Joseph R. Biden Jr. wird im Januar 2021 als 46. Präsident der Vereinigten Staaten vereidigt werden. Man lehnt sich mit dieser Prognose wohl nicht allzu weit aus dem Fenster, auch wenn sich Donald Trump trotzig weigert, das Wahlergebnis anzuerkennen. Anleger feiern unterdessen das Ende der Unsicherheit rund um die US-Wahl: Der Aktienindex S&P 500 hat in den vergangenen Tagen deutlich zugelegt. Bidens Sieg gilt offenbar als gute Nachricht für den US-Aktienmarkt – oder zumindest für Teile davon.
Zu den Gewinnern gehört auf den ersten Blick die Erneuerbare-Energien-Branche. Biden hat erklärt, dem Pariser Klimaabkommen, das Trump aufgekündigt hat, so schnell wie möglich wieder beizutreten. Er will überdies einen „Green Deal“ für die Vereinigten Staaten ins Leben rufen und nachhaltige Energieerzeugung in den Fokus rücken. Verlierer dieser Politik wären Unternehmen, die ihr Geld mit fossilen Energieträgern wie Öl oder Kohle verdienen.

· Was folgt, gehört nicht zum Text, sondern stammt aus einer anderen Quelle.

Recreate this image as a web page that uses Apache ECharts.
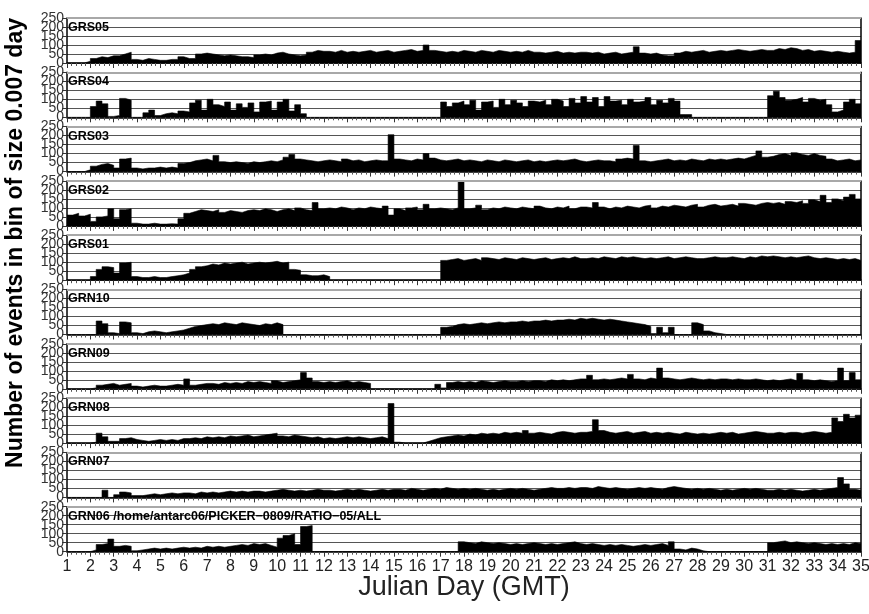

Biden ohne Senatsmehrheit - momentan
Allein: Eine solche Betrachtungsweise greift zu kurz. Erstens wird Biden sich zwar aller Voraussicht nach stärker um den Klimaschutz bemühen als Klimawandelleugner Trump. Auch er ist aber kein Umweltretter erster Güte. So hat der „President-elect“ etwa mehrfach betont, Fracking nicht verbieten zu wollen. Zweitens, und das ist der gewichtigere Punkt, sieht es derzeit nicht danach aus, als würde die Demokratische Partei neben dem Weißen Haus auch den Senat erobern. Und ohne Senatsmehrheit wird es Biden schwer haben, teure und von den Republikanern mit Skepsis betrachtete Projekte wie den „Green Deal“ durchzusetzen und zu finanzieren.

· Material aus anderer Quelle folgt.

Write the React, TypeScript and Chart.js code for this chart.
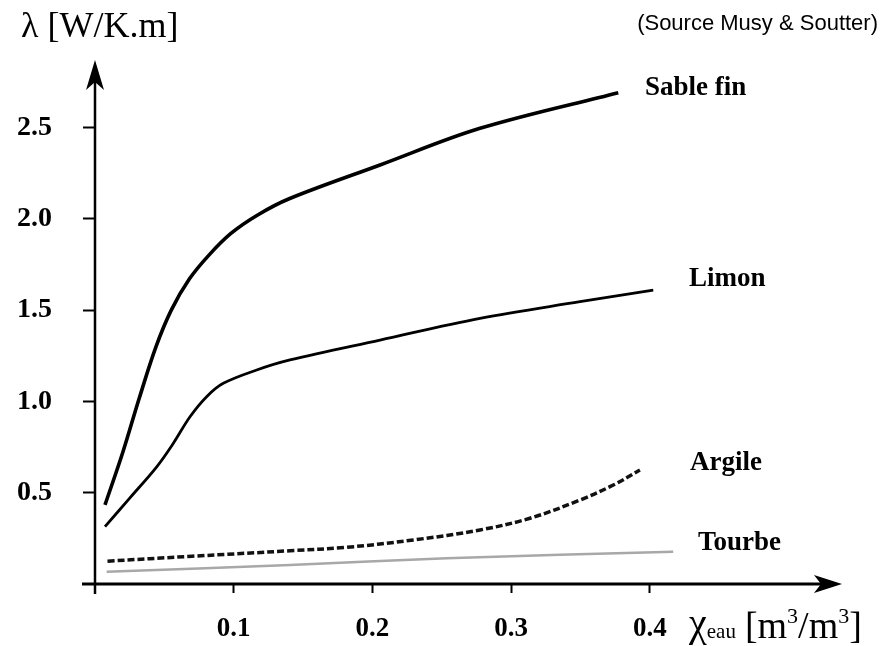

Prognosen, was die Politik des Wahlsiegers für einzelne Branchen bedeutet, sind schwierig und zudem wenig belastbar. Selbst wenn der Senat doch noch an die Demokraten fallen sollte und Biden auf der „blauen Welle“ surfen kann: Die Politik ist bei weitem nicht der einzige Einflussfaktor für die Wirtschaft, meist nicht einmal der wichtigste. „Die 2016 von Trump favorisierten Sektoren Stahl, Öl, Kohle oder Hotels und Immobilien haben sich überwiegend schlechter geschlagen als die Gesamtwirtschaft“, sagt DWS-Chefanlagestratege Stefan Kreuzkamp. Trumps Unterstützung der Ölwirtschaft etwa habe wenig geholfen angesichts des weltweiten Überangebots, das den Ölpreis abstürzen ließ.

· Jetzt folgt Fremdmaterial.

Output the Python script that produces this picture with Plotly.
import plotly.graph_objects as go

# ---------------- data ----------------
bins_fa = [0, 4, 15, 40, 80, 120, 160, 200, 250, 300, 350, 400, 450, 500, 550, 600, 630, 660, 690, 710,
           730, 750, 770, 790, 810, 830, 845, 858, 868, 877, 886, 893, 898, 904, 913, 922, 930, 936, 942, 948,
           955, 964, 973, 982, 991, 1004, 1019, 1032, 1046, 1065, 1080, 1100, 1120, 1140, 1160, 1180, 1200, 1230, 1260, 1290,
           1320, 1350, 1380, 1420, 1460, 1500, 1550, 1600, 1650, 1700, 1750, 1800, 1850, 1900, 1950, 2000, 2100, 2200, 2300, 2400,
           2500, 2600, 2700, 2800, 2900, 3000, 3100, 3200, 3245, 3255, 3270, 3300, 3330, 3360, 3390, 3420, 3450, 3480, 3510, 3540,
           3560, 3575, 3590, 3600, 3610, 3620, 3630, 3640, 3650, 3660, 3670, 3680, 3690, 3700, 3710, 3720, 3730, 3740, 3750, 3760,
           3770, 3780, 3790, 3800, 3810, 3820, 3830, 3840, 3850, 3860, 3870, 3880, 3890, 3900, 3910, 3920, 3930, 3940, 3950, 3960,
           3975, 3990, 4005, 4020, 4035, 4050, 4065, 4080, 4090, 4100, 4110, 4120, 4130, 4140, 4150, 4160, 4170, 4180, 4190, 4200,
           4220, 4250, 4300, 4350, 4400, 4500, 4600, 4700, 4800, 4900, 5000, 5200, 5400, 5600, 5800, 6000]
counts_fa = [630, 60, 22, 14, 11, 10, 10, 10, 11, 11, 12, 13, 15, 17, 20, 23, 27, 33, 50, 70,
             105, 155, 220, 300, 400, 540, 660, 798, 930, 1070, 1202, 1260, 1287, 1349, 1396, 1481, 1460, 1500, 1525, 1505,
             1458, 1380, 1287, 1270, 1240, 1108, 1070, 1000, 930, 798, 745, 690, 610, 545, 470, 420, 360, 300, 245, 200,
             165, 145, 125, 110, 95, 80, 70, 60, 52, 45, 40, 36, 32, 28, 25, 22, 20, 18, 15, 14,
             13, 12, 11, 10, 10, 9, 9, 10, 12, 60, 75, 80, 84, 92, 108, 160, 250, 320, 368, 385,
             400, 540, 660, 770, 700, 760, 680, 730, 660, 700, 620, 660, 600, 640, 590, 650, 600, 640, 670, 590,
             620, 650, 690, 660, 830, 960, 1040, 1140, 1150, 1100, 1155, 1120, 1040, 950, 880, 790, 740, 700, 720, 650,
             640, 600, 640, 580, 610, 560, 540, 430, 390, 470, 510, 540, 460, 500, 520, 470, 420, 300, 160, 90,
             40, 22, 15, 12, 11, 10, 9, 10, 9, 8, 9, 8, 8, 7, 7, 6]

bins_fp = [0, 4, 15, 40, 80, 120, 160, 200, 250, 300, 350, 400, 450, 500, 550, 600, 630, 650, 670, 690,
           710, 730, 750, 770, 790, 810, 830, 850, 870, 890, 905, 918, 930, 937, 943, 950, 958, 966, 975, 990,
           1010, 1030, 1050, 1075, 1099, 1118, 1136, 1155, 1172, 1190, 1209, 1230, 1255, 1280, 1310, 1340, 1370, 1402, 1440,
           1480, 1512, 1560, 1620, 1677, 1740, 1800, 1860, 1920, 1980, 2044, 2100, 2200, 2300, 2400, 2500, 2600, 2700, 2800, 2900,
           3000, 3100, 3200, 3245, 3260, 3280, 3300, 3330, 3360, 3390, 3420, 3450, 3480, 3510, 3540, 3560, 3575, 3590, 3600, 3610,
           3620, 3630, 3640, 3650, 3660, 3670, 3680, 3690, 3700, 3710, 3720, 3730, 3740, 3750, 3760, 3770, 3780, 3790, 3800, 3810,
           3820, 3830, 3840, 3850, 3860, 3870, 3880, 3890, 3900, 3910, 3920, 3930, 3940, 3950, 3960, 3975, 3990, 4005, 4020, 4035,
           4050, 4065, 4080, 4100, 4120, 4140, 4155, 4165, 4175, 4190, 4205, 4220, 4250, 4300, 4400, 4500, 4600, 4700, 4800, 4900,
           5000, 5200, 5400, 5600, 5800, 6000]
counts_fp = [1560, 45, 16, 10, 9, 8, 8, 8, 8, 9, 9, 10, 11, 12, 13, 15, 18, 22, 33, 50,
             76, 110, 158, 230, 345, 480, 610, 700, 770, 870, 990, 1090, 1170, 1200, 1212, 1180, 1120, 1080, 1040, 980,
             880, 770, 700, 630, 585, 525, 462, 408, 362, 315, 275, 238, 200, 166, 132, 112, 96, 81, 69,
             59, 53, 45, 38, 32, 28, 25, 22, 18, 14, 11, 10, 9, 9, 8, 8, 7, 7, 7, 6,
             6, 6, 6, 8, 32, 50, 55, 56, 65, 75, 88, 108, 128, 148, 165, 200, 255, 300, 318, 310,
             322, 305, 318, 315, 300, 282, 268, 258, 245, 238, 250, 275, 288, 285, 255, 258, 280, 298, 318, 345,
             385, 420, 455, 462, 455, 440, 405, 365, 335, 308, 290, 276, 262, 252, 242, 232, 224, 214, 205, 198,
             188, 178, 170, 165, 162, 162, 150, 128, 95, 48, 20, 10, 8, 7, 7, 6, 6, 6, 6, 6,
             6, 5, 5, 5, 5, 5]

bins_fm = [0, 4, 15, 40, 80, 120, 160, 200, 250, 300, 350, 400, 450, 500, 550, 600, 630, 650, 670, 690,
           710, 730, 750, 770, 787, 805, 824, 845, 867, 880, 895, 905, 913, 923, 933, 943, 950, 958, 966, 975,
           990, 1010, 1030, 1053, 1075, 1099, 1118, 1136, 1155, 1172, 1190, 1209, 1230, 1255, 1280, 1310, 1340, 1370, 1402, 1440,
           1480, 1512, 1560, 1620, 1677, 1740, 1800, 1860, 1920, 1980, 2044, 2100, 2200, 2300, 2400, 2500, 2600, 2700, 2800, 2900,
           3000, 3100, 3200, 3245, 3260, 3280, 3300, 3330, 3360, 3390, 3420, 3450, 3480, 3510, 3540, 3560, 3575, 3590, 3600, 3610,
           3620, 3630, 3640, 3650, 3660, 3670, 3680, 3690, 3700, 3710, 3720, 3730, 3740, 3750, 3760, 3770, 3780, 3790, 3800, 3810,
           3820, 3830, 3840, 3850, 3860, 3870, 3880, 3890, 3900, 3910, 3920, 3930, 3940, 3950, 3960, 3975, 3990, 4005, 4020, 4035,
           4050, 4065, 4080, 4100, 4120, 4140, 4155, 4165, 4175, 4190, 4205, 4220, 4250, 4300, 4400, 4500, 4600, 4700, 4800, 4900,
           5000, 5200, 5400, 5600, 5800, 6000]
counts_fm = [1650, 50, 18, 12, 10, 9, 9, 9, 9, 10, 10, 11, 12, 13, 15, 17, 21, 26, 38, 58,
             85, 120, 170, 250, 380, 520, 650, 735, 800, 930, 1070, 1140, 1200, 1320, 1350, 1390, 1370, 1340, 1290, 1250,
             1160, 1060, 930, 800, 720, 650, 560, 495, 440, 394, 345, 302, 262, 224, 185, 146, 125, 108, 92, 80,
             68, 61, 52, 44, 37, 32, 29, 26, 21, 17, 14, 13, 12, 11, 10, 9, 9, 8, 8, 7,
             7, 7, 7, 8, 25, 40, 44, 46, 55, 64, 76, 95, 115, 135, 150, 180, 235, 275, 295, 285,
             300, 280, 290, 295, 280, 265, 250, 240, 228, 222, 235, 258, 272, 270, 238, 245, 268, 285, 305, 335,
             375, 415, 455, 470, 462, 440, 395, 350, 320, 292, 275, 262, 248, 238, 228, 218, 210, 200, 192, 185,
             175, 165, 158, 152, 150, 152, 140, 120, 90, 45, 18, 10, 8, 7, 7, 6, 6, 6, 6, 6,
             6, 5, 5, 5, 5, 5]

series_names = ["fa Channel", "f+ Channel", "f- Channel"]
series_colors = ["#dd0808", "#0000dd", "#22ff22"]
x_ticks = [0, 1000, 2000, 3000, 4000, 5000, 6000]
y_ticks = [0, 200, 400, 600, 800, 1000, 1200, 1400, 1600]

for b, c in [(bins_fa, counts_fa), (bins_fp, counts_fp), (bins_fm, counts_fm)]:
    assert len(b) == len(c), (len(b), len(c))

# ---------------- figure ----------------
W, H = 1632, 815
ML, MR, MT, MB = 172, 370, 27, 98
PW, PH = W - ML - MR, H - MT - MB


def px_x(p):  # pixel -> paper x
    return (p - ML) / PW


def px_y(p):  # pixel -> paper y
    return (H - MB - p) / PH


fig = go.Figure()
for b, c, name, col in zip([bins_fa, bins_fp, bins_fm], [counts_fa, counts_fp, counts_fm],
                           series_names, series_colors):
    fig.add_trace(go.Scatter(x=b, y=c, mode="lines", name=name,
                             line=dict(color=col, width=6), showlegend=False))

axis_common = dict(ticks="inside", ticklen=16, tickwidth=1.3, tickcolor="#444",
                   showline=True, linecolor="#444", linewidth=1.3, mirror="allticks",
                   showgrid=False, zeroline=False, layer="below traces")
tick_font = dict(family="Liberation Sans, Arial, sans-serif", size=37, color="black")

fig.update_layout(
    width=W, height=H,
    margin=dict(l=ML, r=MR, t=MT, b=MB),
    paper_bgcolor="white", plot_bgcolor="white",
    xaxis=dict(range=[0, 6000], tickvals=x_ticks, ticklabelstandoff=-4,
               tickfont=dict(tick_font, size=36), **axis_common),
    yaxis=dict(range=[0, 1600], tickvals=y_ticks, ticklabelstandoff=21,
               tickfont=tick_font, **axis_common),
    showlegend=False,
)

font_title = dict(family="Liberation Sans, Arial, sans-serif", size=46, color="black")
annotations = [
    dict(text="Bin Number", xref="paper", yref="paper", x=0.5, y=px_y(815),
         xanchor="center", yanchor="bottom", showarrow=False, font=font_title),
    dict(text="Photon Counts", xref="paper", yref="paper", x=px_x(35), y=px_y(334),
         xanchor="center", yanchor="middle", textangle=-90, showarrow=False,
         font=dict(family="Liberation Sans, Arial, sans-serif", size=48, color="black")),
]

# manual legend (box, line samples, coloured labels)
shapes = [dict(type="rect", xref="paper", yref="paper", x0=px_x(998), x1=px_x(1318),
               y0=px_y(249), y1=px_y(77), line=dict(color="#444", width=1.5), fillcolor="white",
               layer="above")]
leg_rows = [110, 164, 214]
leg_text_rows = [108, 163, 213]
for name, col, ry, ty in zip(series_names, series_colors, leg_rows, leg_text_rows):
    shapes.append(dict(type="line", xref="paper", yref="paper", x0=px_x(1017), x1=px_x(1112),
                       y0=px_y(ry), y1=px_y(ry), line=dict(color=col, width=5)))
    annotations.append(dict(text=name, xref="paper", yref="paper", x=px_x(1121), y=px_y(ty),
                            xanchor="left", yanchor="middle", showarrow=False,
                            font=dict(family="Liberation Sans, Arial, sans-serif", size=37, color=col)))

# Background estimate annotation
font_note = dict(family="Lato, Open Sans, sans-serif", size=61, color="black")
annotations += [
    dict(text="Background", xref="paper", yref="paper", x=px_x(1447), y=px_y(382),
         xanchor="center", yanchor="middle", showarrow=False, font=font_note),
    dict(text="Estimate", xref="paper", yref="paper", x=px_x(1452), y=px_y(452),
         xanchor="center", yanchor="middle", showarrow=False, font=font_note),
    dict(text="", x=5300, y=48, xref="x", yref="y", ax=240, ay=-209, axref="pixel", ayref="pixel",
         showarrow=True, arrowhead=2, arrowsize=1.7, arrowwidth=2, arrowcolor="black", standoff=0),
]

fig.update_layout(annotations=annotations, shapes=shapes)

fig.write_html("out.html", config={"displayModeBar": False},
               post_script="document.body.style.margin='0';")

Freundlichere Aussichten für den Welthandel
Was sich immerhin mit einiger Sicherheit sagen lässt: Biden wird gegenüber internationalen Partnern diplomatischere Töne anschlagen als sein Vorgänger. Auch ohne Senatsmehrheit hat er in der Außenpolitik einigen Spielraum. Das sind gute Aussichten für den Welthandel, der momentan noch unter Trumps „America First“-Politik leidet. „Eine konstruktivere Haltung gegenüber Europa dürfte ein zentrales Anliegen der neuen Regierung sein, während sich die harte Haltung der USA gegenüber China bestenfalls im Ton, weniger aber in der Sache ändern sollte“, analysiert Martin Lück, leitender Kapitalmarktstratege bei Blackrock. „Insgesamt spricht eine weniger globalisierungskritische Haltung der neuen Administration für freundlichere Stimmung im Welthandel.“
Ein lebhafterer grenzüberschreitender Handel wäre für mehrere Branchen eine gute Nachricht: etwa für Reeder, die Containerschiffe rund um den Globus schicken, oder für Versicherer, die internationale Deals absichern. Anleger sollten ihre Investmentstrategie allerdings nicht an solchen Erwartungen ausrichten. Wer auf Bidens Politik und ihre Wirkung auf die Börse spekulieren will, kann darauf setzen, dass die Präsidentschaft des Demokraten die Aktienkurse an der Wall Street insgesamt weiter in die Höhe treiben wird. Immerhin hat der designierte US-Präsident versprochen, die Wirtschaft der Vereinigten Staaten mit einem dicken Konjunkturpaket zu stützen. Auch dafür benötigt er allerdings die Unterstützung des Senats.